Chevron (NYSE:CVX) stock is down 68% from its 52-week peak. And that is after having risen 33% from its lows. But all is not lost. The company has made it clear that its dividend is its major priority.
The price of oil has been on a steep downturn. Along with the coronavirus impact, these two factors have been a double-whammy killing the stock.
But Chevron stock now has a very enticing 7.2% dividend yield. Given the company’s stated goal of maintaining that payout, the stock is likely to have hit a bottom.
How Chevron Will Afford its Dividend
On March 24, Chevron came out with a major statement about how it would keep paying the dividend. At the end of the statement, here is what CFO Pierre Breber said:
“Our focus is on protecting the dividend, prioritizing capital that drives long-term value, and supporting the balance sheet.”
Chevron will cut is capital spending by over 30% in 2020, on a run-rate basis. For example, its second half 2020 capex spending will be just $7 billion, or $14 billion annualized. Chevron’s budget had plans to increase its spending by 30%.
This is interesting. That’s because looking at Chevron’s 2019 cash flow statement, it shows that the company spent $14.1 billion in capex. So it is not clear to me that the oil producer is actually lowering its spending. It is just not increasing it by the amount in its prior budget for 2020.
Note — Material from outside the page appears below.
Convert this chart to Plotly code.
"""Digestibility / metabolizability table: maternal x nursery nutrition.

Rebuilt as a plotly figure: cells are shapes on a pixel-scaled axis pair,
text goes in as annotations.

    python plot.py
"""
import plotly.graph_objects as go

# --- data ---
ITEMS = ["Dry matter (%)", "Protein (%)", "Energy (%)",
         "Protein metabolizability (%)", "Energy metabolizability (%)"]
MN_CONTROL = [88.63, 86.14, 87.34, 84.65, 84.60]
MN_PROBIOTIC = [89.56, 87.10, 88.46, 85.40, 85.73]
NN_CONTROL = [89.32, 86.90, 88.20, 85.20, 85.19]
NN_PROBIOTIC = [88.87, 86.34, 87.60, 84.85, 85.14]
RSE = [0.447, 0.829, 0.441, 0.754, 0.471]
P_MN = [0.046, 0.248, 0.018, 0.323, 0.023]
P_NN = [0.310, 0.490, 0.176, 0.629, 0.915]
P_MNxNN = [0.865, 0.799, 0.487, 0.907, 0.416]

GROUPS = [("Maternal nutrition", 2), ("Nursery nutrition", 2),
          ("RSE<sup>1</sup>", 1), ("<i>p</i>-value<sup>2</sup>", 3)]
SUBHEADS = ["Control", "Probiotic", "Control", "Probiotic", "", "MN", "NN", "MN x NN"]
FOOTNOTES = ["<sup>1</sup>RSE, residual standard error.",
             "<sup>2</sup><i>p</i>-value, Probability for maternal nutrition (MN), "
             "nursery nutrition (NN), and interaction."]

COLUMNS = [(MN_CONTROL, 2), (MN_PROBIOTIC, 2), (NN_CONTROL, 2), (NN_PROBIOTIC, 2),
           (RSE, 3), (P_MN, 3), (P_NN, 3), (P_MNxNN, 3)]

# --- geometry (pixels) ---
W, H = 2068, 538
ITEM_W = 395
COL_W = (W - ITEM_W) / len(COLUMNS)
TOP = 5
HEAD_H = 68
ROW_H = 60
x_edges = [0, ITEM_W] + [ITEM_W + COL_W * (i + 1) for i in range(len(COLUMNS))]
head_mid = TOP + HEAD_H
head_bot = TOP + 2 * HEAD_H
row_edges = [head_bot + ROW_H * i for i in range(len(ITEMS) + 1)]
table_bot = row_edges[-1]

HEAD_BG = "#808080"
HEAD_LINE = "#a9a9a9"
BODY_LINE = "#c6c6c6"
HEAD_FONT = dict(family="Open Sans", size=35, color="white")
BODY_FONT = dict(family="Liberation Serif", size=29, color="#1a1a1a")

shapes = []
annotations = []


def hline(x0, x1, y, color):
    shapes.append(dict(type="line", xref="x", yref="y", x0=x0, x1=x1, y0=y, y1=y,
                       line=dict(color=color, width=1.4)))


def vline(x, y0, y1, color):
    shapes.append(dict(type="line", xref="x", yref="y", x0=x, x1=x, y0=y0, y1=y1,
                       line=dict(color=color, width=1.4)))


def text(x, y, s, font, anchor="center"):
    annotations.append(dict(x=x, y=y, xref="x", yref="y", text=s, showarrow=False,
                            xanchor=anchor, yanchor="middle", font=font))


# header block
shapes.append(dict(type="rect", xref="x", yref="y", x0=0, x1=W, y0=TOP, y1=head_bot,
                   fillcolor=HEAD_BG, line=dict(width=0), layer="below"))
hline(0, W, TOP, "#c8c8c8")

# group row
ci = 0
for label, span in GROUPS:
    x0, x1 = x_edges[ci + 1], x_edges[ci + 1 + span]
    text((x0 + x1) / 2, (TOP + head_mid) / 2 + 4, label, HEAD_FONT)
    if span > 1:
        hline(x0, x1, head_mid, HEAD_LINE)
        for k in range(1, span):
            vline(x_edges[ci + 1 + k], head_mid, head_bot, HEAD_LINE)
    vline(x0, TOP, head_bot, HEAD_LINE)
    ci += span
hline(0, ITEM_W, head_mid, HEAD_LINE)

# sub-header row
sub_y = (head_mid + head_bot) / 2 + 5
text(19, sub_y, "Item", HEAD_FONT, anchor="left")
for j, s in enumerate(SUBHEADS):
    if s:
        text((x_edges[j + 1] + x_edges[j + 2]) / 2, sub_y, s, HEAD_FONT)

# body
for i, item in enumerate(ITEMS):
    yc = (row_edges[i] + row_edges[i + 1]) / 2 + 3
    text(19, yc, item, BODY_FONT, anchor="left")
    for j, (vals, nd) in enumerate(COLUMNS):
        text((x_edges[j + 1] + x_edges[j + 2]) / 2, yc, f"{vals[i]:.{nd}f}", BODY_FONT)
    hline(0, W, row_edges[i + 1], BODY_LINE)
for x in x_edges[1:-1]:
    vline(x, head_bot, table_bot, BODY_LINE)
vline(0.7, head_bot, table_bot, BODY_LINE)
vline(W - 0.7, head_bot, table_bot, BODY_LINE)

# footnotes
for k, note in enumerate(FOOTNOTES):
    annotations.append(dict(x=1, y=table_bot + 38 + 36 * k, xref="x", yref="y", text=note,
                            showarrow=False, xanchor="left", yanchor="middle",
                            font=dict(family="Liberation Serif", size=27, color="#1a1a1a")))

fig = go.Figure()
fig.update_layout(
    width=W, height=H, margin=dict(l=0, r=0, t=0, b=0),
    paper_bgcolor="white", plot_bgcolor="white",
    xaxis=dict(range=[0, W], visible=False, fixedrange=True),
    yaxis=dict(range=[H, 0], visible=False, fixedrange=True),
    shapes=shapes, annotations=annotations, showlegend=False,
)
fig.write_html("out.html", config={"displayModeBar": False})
So that means the company will have to increase oil and gas production, sell assets, cut out its buyback program, and reduce operating expenses. In fact, that is exactly what the company said it would do in the announcement.
Maintaining the Dividend Doesn’t Include Higher Production
Chevron made it clear, however, that its production would actually be flat in 2020 compared with 2019. In effect, then, Chevron will be relying on a mixture of asset sales, deferring short-term capex spending, cutting out buybacks, and reducing expenses.
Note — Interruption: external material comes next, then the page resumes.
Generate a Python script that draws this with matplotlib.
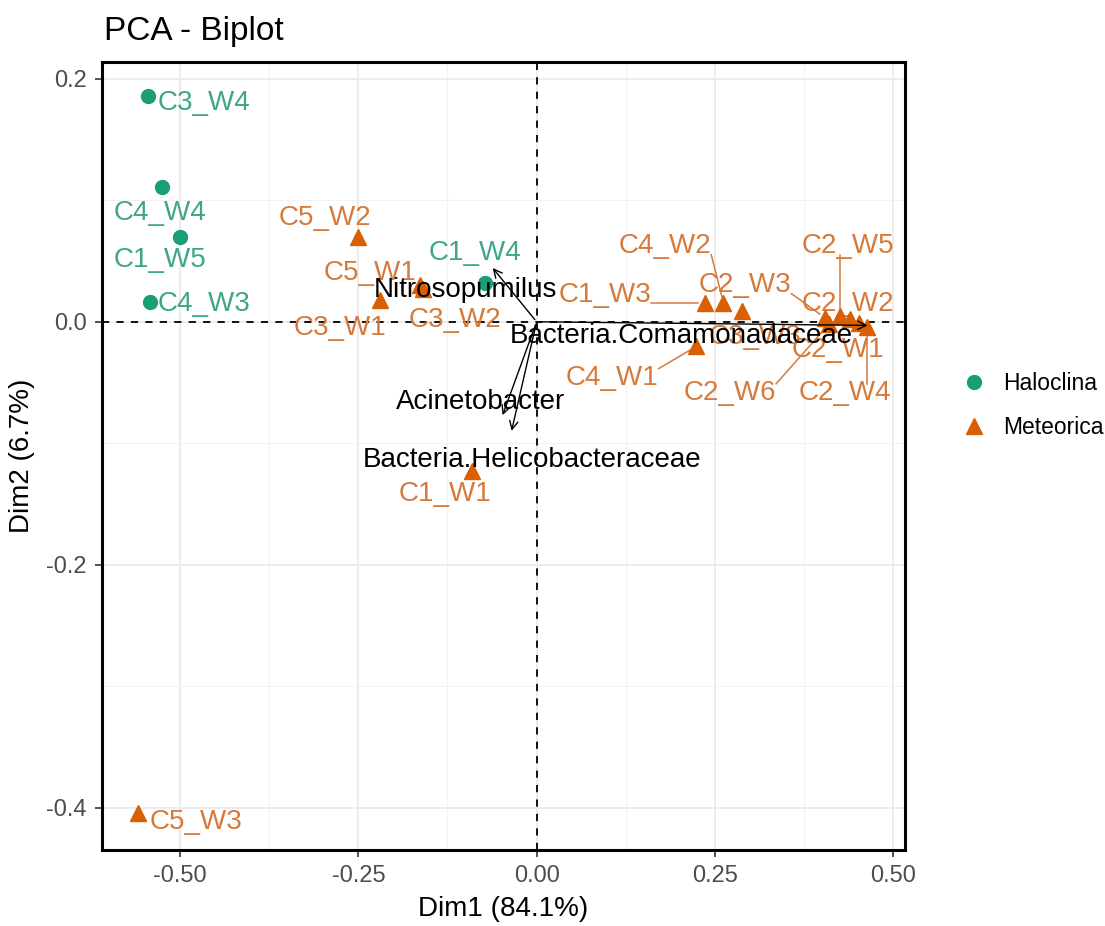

Chevron’s buyback program, for example, was set at $5 billion a year. Eliminating that would cover 55% of the $9 billion annual cost of the dividends alone.
In addition, the company plans on eliminating $1 billion in run-rate operating costs. Chevron also indicated three assets that it plans on selling this year that will likely cover the remaining $3 billion for the cost of the dividend.
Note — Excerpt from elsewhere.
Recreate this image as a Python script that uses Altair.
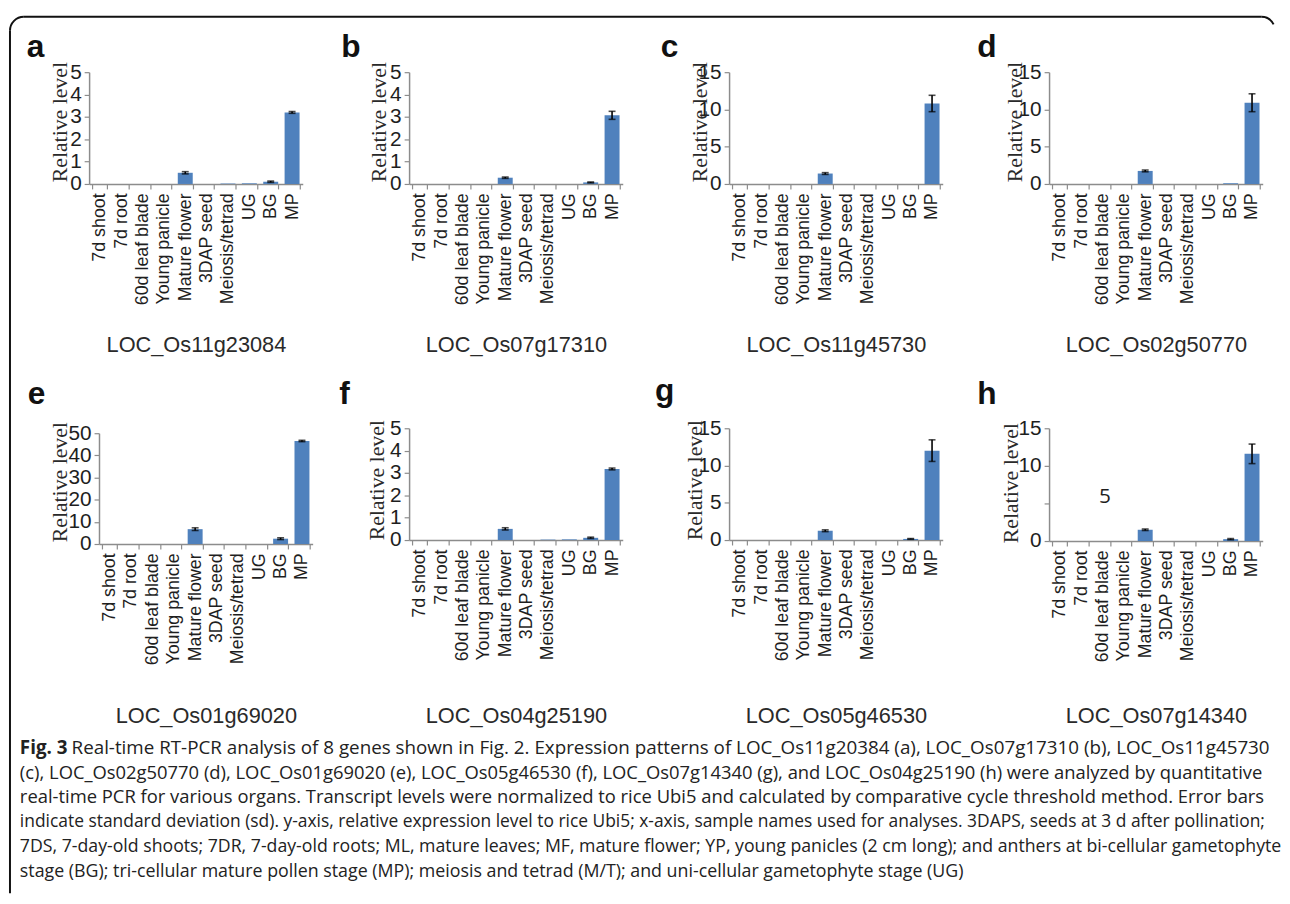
import altair as alt
import pandas as pd

# ---------------- data ----------------
categories = ["7d shoot", "7d root", "60d leaf blade", "Young panicle", "Mature flower",
              "3DAP seed", "Meiosis/tetrad", "UG", "BG", "MP"]

letters = ["a", "b", "c", "d", "e", "f", "g", "h"]
genes = ["LOC_Os11g23084", "LOC_Os07g17310", "LOC_Os11g45730", "LOC_Os02g50770",
         "LOC_Os01g69020", "LOC_Os04g25190", "LOC_Os05g46530", "LOC_Os07g14340"]

values_a = [0, 0, 0, 0, 0.50, 0, 0.02, 0.03, 0.10, 3.20]
errors_a = [0, 0, 0, 0, 0.05, 0, 0, 0, 0.03, 0.04]
values_b = [0, 0, 0, 0, 0.28, 0, 0, 0, 0.07, 3.07]
errors_b = [0, 0, 0, 0, 0.03, 0, 0, 0, 0.02, 0.18]
values_c = [0, 0, 0, 0, 1.40, 0, 0, 0, 0, 10.8]
errors_c = [0, 0, 0, 0, 0.12, 0, 0, 0, 0, 1.10]
values_d = [0, 0, 0, 0, 1.75, 0, 0, 0, 0.10, 10.9]
errors_d = [0, 0, 0, 0, 0.12, 0, 0, 0, 0, 1.20]
values_e = [0, 0, 0, 0, 6.7, 0, 0, 0, 2.4, 46.5]
errors_e = [0, 0, 0, 0, 0.6, 0, 0, 0, 0.4, 0.3]
values_f = [0, 0, 0, 0, 0.50, 0, 0.02, 0.03, 0.10, 3.18]
errors_f = [0, 0, 0, 0, 0.05, 0, 0, 0, 0.03, 0.04]
values_g = [0, 0, 0, 0, 1.25, 0, 0, 0, 0.15, 12.0]
errors_g = [0, 0, 0, 0, 0.12, 0, 0, 0, 0.05, 1.45]
values_h = [0, 0, 0, 0, 1.50, 0, 0, 0, 0.25, 11.6]
errors_h = [0, 0, 0, 0, 0.10, 0, 0, 0, 0.08, 1.30]

y_max = [5, 5, 15, 15, 50, 5, 15, 15]
y_ticks = [[0, 1, 2, 3, 4, 5], [0, 1, 2, 3, 4, 5], [0, 5, 10, 15], [0, 5, 10, 15],
           [0, 10, 20, 30, 40, 50], [0, 1, 2, 3, 4, 5], [0, 5, 10, 15], [0, 5, 10, 15]]
y_title = "Relative level"
stray_label = "5"   # panel h: the "5" tick label sits inside the plot

caption_bold = "Fig. 3"
caption_lines = [
    "Real-time RT-PCR analysis of 8 genes shown in Fig. 2. Expression patterns of LOC_Os11g20384 (a), LOC_Os07g17310 (b), LOC_Os11g45730",
    "(c), LOC_Os02g50770 (d), LOC_Os01g69020 (e), LOC_Os05g46530 (f), LOC_Os07g14340 (g), and LOC_Os04g25190 (h) were analyzed by quantitative",
    "real-time PCR for various organs. Transcript levels were normalized to rice Ubi5 and calculated by comparative cycle threshold method. Error bars",
    "indicate standard deviation (sd). y-axis, relative expression level to rice Ubi5; x-axis, sample names used for analyses. 3DAPS, seeds at 3 d after pollination;",
    "7DS, 7-day-old shoots; 7DR, 7-day-old roots; ML, mature leaves; MF, mature flower; YP, young panicles (2 cm long); and anthers at bi-cellular gametophyte",
    "stage (BG); tri-cellular mature pollen stage (MP); meiosis and tetrad (M/T); and uni-cellular gametophyte stage (UG)",
]

all_values = [values_a, values_b, values_c, values_d, values_e, values_f, values_g, values_h]
all_errors = [errors_a, errors_b, errors_c, errors_d, errors_e, errors_f, errors_g, errors_h]

# ---------------- layout (page pixels) ----------------
PW, PH = 216, 113          # plot size of each panel
H_SPACING = 107.5
V_SPACING = 247
col_x = [90 + k * (PW + H_SPACING) for k in range(4)]
row_y = [68, 68 + PH + V_SPACING]

x_range = [[0, PW]] * 4 + [[10, PW + 10], [0, PW], [0, PW], [0, PW]]
y_range = [[PH, 0]] * 4 + [[PH + 4, 5], [PH, 0], [PH, 0], [PH + 1, 0]]
x_axis_offset = [0, 0, 0, 0, 4, 0, 0, 1]
y_axis_offset = [0, 0, 0, 0, -10, 0, 0, 0]
ytitle_x = [-30, -31, -30, -35, -40, -33, -35, -39]
ytitle_y = [50, 50, 50, 50, 54, 52, 52, 55]
gene_y = [162, 162, 162, 162, 173, 177, 177, 176]
letter_pos = [(27, 53), (345, 53), (668, 53), (988, 53), (28, 403), (343, 403), (662, 400), (988, 403)]

# caption: per-line font size so each line spans the width it has in the figure
cap_sizes = [19.0, 18.6, 18.6, 17.6, 17.9, 18.0]
cap_x, cap_y0, cap_dy = 20, 751, 25.1

BLUE = "#4F81BD"
AXIS_GREY = "#8c8c8c"
TXT = "#1e1e1e"
SANS = "Liberation Sans"
SERIF = "Liberation Serif"
CAP_FONT = "Open Sans"


def origin(i):
    return col_x[i % 4], row_y[i // 4]


def panel(i):
    ox, oy = origin(i)
    df = pd.DataFrame({"cat": categories, "v": all_values[i], "e": all_errors[i]})
    df["lo"] = df["v"] - df["e"]
    df["hi"] = df["v"] + df["e"]
    xs = alt.Scale(domain=categories, range=x_range[i], paddingInner=0.3, paddingOuter=0.15)
    ys = alt.Scale(domain=[0, y_max[i]], range=y_range[i], nice=False, zero=True)
    xaxis = alt.Axis(
        orient="bottom", offset=x_axis_offset[i], title=genes[i],
        titleY=gene_y[i], titleBaseline="middle", titleFont=SANS, titleFontSize=22,
        titleFontWeight="normal", titleColor="#2a2a2a",
        labelAngle=270, labelFont=SANS, labelFontSize=18, labelColor=TXT, labelPadding=4,
        labelOverlap=False, labelBound=False, labelFlush=False,
        tickBand="extent", tickSize=5, tickColor=AXIS_GREY, domainColor=AXIS_GREY,
        domainWidth=1.5, tickWidth=1.2, grid=False,
    )
    ykw = dict(
        orient="left", offset=y_axis_offset[i], values=y_ticks[i], title=y_title,
        titleX=ytitle_x[i], titleY=ytitle_y[i], titleAngle=270, titleAlign="center",
        titleBaseline="middle", titleFont=SERIF, titleFontSize=22, titleFontWeight="normal",
        titleColor="#2a2a2a",
        labelFont=SANS, labelFontSize=21, labelColor=TXT, labelPadding=3,
        tickSize=5, tickColor=AXIS_GREY, domainColor=AXIS_GREY, domainWidth=1.5,
        tickWidth=1.2, grid=False, format="d",
    )
    if i == 7:
        ykw["labelExpr"] = "datum.value == 5 ? '' : datum.label"
    yaxis = alt.Axis(**ykw)
    X = alt.X("cat:N", sort=categories, scale=xs, axis=xaxis)
    base = alt.Chart(df)
    bars = base.mark_bar(color=BLUE).encode(
        x=X,
        y=alt.Y("v:Q", scale=ys, axis=yaxis),
    )
    eb = base.transform_filter("datum.e > 0")
    rule = eb.mark_rule(color="black", strokeWidth=1.6).encode(
        x=X,
        y=alt.Y("lo:Q", scale=ys, axis=yaxis),
        y2="hi:Q",
    )
    caps = eb.transform_fold(["lo", "hi"], as_=["k", "cap"]).mark_tick(
        color="black", thickness=1.6, size=7
    ).encode(
        x=X,
        y=alt.Y("cap:Q", scale=ys, axis=yaxis),
    )
    lx, ly = letter_pos[i]
    letter = alt.Chart(pd.DataFrame({"t": [letters[i]]})).mark_text(
        font=SANS, fontSize=32, fontWeight="bold", align="left", baseline="alphabetic", color="#111"
    ).encode(x=alt.value(lx - ox), y=alt.value(ly - oy), text="t:N")
    layers = [bars, rule, caps, letter]

    if i == 7:
        layers.append(alt.Chart(pd.DataFrame({"t": [stray_label]})).mark_text(
            font="Open Sans", fontSize=21, align="center", baseline="middle", color=TXT
        ).encode(x=alt.value(1117 - ox), y=alt.value(498 - oy), text="t:N"))

    if i == 0:
        one = pd.DataFrame({"k": [0]})
        r = 14
        L, T, R, B = 10, 12, 1275, 898
        frame_rule = dict(color="#111", strokeWidth=2)
        layers += [
            alt.Chart(one).mark_rule(**frame_rule).encode(
                x=alt.value(L - ox), y=alt.value(T + r - oy), y2=alt.value(B - oy)),
            alt.Chart(one).mark_rule(**frame_rule).encode(
                x=alt.value(L + r - ox), x2=alt.value(R - ox), y=alt.value(T - oy)),
            alt.Chart(one).mark_arc(radius=r + 1, radius2=r - 1, theta=4.7124, theta2=6.2832,
                                    color="#111").encode(
                x=alt.value(L + r - ox), y=alt.value(T + r - oy)),
            alt.Chart(one).mark_arc(radius=r + 1, radius2=r - 1, theta=0.0, theta2=1.1,
                                    color="#111").encode(
                x=alt.value(R - ox), y=alt.value(T + r - oy)),
        ]
        bold_w = cap_sizes[0] * 2.75  # width of the bold "Fig. 3 " lead-in
        for k, line in enumerate(caption_lines):
            px = cap_x + (bold_w if k == 0 else 0)
            layers.append(alt.Chart(pd.DataFrame({"t": [line]})).mark_text(
                font=CAP_FONT, fontSize=cap_sizes[k], align="left", baseline="middle", color="#222"
            ).encode(x=alt.value(px - ox), y=alt.value(cap_y0 + k * cap_dy - oy), text="t:N"))
        layers.append(alt.Chart(pd.DataFrame({"t": [caption_bold]})).mark_text(
            font=CAP_FONT, fontSize=cap_sizes[0], fontWeight="bold", align="left",
            baseline="middle", color="#222"
        ).encode(x=alt.value(cap_x - ox), y=alt.value(cap_y0 - oy), text="t:N"))
    return alt.layer(*layers).properties(width=PW, height=PH)


panels = [panel(i) for i in range(8)]

chart = alt.concat(
    *panels, columns=4, spacing={"row": V_SPACING, "column": H_SPACING}, bounds="flush"
).properties(
    padding={"left": 1, "top": 3, "right": 0, "bottom": 0},
    background="white",
).configure_view(stroke=None)

chart.save("out.html", embed_options={"renderer": "svg", "actions": False})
Dividend Yield is at Highest
In the last four years, Chevron’s average dividend yield has been 4.1%, according to Seeking Alpha. That’s a bit more than half of today’s 7.17% dividend yield.
In fact, this implies that the present stock is at least 70% undervalued. For example, if you divide the present dividend of $5.12 per share by 4.1%, the result is $124.87 for Chevron stock. That is 72.3% above today’s price of $72.46.
Of course, in the end, it’s all about the price of oil. If oil doesn’t rise from here, Chevron will stay undervalued for a long time. And that is despite the fact that the dividend yield will stay high.
But, on the other hand, this is a rare opportunity. If you believe that the coronavirus will eventually subside, increasing economic activity and the price of oil, this is a once in a decade or two opportunity.
What Analysts and Portfolio Managers Are Saying
Leon Cooperman, who runs Omega Advisors, an $8 billion hedge fund, told CNBC on March 27, that he likes energy stocks. He is over twice weighted in these stocks, i.e., relative to their percentage of the market as a whole.
Cooperman believes stocks like Chevron are trading at a fraction of their underlying value. He said the “best cure for low oil prices is low oil prices.”
I suspect what he means by that is that low energy prices help spur demand for energy-using transportation and applications in the economy. This increase in demand. then, begins to push up the demand for oil as supplies decrease.
Cooperman has a great track record investing in the market. I should know, as I worked for him as a stock-picking consultant for several years. His contrarian instincts always impressed me.
I also grew to understand that he always liked large-cap stocks, names that had solid dividends and higher-than-average dividend yields. That is exactly what Chevron offers.
Downside Risk for Chevron Stock and Oil Prices
However, other market observers are not as sanguine about Chevron. On March 23, S&P cut its outlook on Chevron debt to negative from stable. It expects Chevron’s financial performance to be weaker this year. But this is probably to be expected, especially since it cut other energy companies’ financial ratings as well.
Other market pundits are negative on the price of oil. Jim Cramer thinks oil has not stopped dropping. He is predicting that demand and supply shocks will kick the price below $20 per barrel.
If that happens, Chevron’s dividend yield will rise even higher. That would be another opportunity to average cost down into energy stocks. Look for these kinds of sharp down days to continue, at least until economic growth starts to look brighter.
Take advantage of them by buying into Chevron stock as it drops. You will be rewarded with a nice dividend yield and a likely sharp rebound when growth picks back up.